▶ [Task brief]: Keep pictures out. Copy exactly the lines from the one containing "Give me the" to the one containing "Serif', 'Times New", endpoints included.

══════════

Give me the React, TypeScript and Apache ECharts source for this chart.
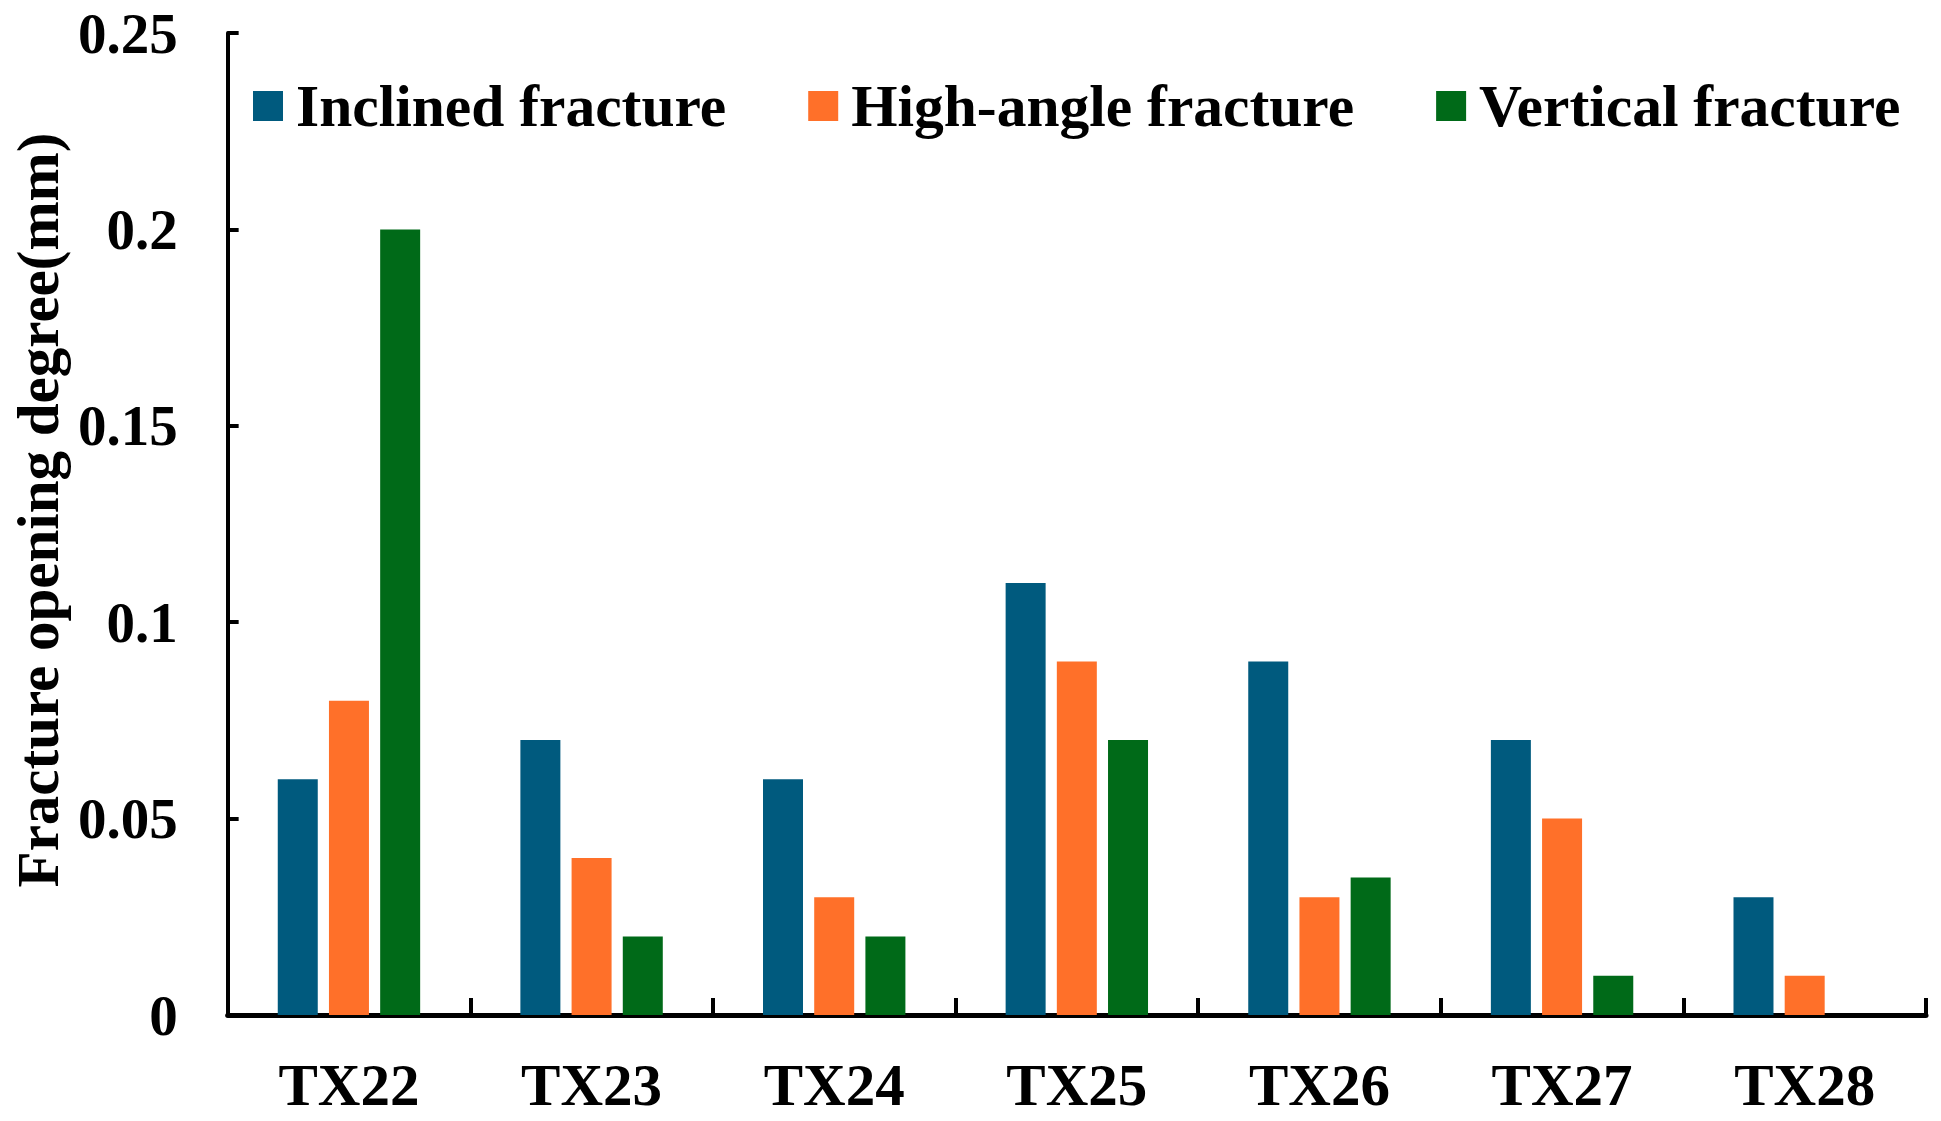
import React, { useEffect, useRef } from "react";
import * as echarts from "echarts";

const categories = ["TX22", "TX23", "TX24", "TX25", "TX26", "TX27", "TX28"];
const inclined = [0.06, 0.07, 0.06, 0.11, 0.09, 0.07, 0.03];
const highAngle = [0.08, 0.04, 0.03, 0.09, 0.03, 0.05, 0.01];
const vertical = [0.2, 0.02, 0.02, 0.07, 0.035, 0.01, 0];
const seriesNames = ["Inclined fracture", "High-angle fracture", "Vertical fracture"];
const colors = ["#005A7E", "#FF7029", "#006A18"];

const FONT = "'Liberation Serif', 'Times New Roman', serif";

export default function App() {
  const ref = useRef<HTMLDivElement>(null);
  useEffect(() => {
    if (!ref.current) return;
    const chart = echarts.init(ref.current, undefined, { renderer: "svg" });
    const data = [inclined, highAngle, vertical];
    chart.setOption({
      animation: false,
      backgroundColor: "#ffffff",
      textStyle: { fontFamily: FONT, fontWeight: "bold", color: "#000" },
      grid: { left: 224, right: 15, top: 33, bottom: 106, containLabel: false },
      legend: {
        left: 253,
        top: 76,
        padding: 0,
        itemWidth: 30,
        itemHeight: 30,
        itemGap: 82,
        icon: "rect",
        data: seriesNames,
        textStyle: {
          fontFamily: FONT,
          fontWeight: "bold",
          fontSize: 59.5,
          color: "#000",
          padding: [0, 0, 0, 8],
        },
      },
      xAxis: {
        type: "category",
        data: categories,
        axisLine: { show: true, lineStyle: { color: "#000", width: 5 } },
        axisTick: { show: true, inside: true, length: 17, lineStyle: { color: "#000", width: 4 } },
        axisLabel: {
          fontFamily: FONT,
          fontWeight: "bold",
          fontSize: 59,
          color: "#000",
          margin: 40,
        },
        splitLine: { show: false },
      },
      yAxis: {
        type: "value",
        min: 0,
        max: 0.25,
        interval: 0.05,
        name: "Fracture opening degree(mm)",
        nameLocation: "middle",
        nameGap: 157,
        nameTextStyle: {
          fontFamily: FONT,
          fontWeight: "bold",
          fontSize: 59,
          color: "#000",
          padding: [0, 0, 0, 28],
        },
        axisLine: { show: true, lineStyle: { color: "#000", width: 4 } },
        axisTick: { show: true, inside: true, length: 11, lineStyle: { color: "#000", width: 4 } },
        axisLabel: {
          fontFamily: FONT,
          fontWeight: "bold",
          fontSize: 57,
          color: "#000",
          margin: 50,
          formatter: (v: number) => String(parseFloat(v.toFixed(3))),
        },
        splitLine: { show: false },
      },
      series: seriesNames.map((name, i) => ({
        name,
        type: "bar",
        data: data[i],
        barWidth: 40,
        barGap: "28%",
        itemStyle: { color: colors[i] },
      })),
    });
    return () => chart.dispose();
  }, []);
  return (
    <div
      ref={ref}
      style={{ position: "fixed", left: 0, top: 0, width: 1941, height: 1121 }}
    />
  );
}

══════════

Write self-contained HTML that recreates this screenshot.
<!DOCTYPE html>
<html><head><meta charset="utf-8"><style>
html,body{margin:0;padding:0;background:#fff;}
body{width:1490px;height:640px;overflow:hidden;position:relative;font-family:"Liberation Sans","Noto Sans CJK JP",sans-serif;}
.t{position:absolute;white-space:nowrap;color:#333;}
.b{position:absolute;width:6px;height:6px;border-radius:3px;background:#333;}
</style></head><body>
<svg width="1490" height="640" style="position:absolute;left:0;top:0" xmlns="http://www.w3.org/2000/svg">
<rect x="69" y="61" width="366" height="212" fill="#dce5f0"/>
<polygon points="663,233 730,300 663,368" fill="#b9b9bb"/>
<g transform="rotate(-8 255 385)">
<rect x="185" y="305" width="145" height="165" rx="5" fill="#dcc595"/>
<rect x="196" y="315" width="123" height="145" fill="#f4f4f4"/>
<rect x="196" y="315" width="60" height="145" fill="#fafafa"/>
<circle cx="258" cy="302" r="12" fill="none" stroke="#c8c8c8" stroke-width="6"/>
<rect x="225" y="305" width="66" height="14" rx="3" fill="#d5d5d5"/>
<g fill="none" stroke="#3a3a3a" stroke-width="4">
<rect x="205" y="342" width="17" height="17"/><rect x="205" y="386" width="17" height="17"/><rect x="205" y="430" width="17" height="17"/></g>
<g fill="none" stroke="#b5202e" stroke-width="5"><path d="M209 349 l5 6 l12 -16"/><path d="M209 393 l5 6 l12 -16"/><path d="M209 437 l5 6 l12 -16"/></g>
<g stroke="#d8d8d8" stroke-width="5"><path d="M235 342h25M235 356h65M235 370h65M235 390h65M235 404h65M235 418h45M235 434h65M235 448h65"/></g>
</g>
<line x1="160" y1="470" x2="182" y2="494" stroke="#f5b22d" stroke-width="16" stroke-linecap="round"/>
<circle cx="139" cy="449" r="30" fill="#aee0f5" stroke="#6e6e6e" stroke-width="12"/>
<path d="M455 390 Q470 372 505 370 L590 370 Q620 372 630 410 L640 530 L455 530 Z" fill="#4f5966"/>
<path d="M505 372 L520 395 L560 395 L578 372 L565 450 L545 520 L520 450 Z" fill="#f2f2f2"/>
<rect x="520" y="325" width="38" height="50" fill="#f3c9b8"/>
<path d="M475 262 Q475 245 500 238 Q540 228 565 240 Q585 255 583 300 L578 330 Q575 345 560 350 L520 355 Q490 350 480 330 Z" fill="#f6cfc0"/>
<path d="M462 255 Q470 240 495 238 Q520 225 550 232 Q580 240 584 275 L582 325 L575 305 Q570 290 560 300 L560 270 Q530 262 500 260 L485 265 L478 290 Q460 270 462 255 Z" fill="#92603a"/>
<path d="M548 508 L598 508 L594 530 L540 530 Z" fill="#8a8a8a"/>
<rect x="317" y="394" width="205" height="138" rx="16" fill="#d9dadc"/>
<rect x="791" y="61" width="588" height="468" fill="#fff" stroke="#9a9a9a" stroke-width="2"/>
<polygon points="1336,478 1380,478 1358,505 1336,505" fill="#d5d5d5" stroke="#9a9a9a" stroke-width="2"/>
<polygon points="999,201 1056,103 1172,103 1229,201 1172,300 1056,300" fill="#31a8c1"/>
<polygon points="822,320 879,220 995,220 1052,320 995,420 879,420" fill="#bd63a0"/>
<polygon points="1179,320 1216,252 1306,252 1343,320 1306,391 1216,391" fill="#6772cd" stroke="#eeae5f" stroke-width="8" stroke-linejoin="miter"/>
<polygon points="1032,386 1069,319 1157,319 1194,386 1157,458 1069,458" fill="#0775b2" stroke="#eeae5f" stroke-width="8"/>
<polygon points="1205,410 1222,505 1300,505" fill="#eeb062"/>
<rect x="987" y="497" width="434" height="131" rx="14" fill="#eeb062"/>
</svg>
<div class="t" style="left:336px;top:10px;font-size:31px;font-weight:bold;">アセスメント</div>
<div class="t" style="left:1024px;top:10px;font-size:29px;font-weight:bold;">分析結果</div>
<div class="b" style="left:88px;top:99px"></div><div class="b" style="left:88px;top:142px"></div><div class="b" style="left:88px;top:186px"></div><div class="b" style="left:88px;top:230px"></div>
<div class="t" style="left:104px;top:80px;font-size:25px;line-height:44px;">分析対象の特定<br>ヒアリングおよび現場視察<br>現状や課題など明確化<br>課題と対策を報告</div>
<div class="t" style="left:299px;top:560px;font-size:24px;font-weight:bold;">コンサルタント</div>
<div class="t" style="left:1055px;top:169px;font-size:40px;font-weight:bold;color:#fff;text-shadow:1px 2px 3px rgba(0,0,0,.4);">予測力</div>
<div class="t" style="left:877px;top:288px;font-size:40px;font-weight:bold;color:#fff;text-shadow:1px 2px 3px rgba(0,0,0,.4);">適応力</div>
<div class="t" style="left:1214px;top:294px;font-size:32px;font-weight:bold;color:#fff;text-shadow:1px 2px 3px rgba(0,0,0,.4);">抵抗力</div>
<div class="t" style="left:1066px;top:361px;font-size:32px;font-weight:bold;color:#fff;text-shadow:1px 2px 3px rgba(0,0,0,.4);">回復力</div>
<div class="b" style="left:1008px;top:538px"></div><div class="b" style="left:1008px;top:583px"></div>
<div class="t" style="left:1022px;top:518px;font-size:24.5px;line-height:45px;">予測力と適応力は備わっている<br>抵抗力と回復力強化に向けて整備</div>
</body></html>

══════════

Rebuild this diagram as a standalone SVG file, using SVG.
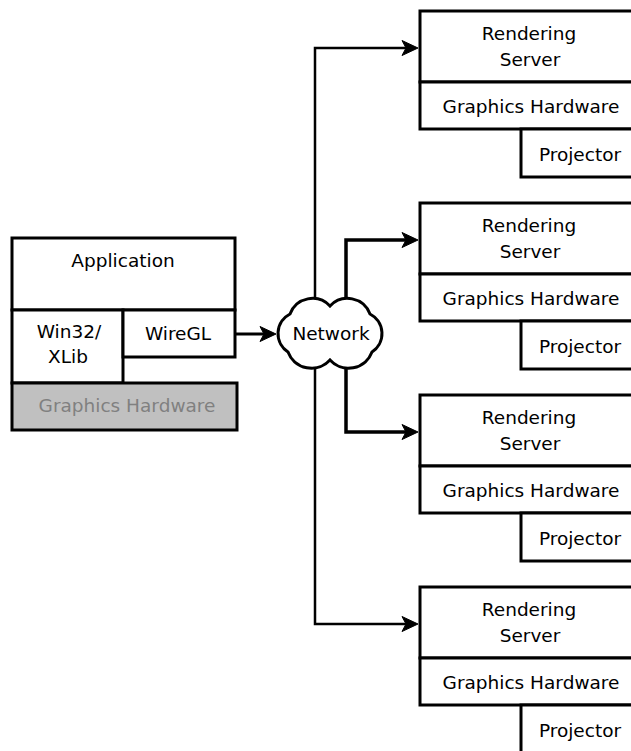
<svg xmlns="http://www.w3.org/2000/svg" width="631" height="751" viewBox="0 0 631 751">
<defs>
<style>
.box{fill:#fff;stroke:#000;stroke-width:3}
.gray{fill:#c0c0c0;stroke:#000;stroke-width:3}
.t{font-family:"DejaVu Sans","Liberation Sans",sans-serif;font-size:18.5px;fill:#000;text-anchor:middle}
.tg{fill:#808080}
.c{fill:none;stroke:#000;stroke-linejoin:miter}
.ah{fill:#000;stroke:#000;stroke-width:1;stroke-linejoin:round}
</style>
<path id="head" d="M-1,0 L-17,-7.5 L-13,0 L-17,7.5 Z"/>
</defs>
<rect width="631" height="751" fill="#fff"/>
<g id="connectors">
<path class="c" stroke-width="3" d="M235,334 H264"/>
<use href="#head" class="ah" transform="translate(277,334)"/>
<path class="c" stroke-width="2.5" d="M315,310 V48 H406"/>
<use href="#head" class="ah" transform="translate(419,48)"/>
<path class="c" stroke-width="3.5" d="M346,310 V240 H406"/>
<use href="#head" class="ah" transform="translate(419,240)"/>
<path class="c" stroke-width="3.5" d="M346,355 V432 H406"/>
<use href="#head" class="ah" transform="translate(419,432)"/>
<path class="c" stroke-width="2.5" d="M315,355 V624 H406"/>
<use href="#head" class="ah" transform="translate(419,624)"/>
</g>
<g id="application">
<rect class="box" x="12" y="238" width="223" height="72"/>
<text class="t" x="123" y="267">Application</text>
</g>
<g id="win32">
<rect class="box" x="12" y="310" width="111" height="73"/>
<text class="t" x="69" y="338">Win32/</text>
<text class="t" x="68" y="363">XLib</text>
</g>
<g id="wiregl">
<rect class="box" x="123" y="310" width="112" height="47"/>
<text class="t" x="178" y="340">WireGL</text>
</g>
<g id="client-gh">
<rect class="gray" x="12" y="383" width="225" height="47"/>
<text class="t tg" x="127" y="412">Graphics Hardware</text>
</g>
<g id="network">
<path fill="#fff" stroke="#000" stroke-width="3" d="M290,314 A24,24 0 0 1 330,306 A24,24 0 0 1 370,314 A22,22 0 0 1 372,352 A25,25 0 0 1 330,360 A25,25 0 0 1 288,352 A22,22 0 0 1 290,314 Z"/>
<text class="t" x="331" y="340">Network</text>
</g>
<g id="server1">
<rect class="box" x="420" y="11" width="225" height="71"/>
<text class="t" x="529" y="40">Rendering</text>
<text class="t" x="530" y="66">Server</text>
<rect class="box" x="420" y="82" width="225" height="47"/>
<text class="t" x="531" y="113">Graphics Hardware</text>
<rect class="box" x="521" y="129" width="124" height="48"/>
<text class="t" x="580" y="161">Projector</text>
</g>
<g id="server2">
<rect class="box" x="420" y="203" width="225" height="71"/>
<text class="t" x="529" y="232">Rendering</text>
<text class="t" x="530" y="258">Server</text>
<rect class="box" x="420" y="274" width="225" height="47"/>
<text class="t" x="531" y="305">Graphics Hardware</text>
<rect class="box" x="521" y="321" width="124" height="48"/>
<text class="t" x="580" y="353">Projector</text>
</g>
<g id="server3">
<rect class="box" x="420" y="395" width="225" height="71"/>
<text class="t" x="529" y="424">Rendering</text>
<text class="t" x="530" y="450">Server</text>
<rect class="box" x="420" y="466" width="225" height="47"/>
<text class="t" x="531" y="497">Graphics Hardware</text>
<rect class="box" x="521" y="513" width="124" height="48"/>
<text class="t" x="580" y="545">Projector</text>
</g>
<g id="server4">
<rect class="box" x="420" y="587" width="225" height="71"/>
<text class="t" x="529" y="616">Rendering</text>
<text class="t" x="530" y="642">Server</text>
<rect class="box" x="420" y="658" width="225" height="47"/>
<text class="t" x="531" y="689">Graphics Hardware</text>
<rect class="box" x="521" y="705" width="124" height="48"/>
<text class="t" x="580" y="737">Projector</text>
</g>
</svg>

══════════

▶ [Exercise solution]:
Give me the React, TypeScript and Apache ECharts source for this chart.
import React, { useEffect, useRef } from "react";
import * as echarts from "echarts";

const categories = ["TX22", "TX23", "TX24", "TX25", "TX26", "TX27", "TX28"];
const inclined = [0.06, 0.07, 0.06, 0.11, 0.09, 0.07, 0.03];
const highAngle = [0.08, 0.04, 0.03, 0.09, 0.03, 0.05, 0.01];
const vertical = [0.2, 0.02, 0.02, 0.07, 0.035, 0.01, 0];
const seriesNames = ["Inclined fracture", "High-angle fracture", "Vertical fracture"];
const colors = ["#005A7E", "#FF7029", "#006A18"];

const FONT = "'Liberation Serif', 'Times New Roman', serif";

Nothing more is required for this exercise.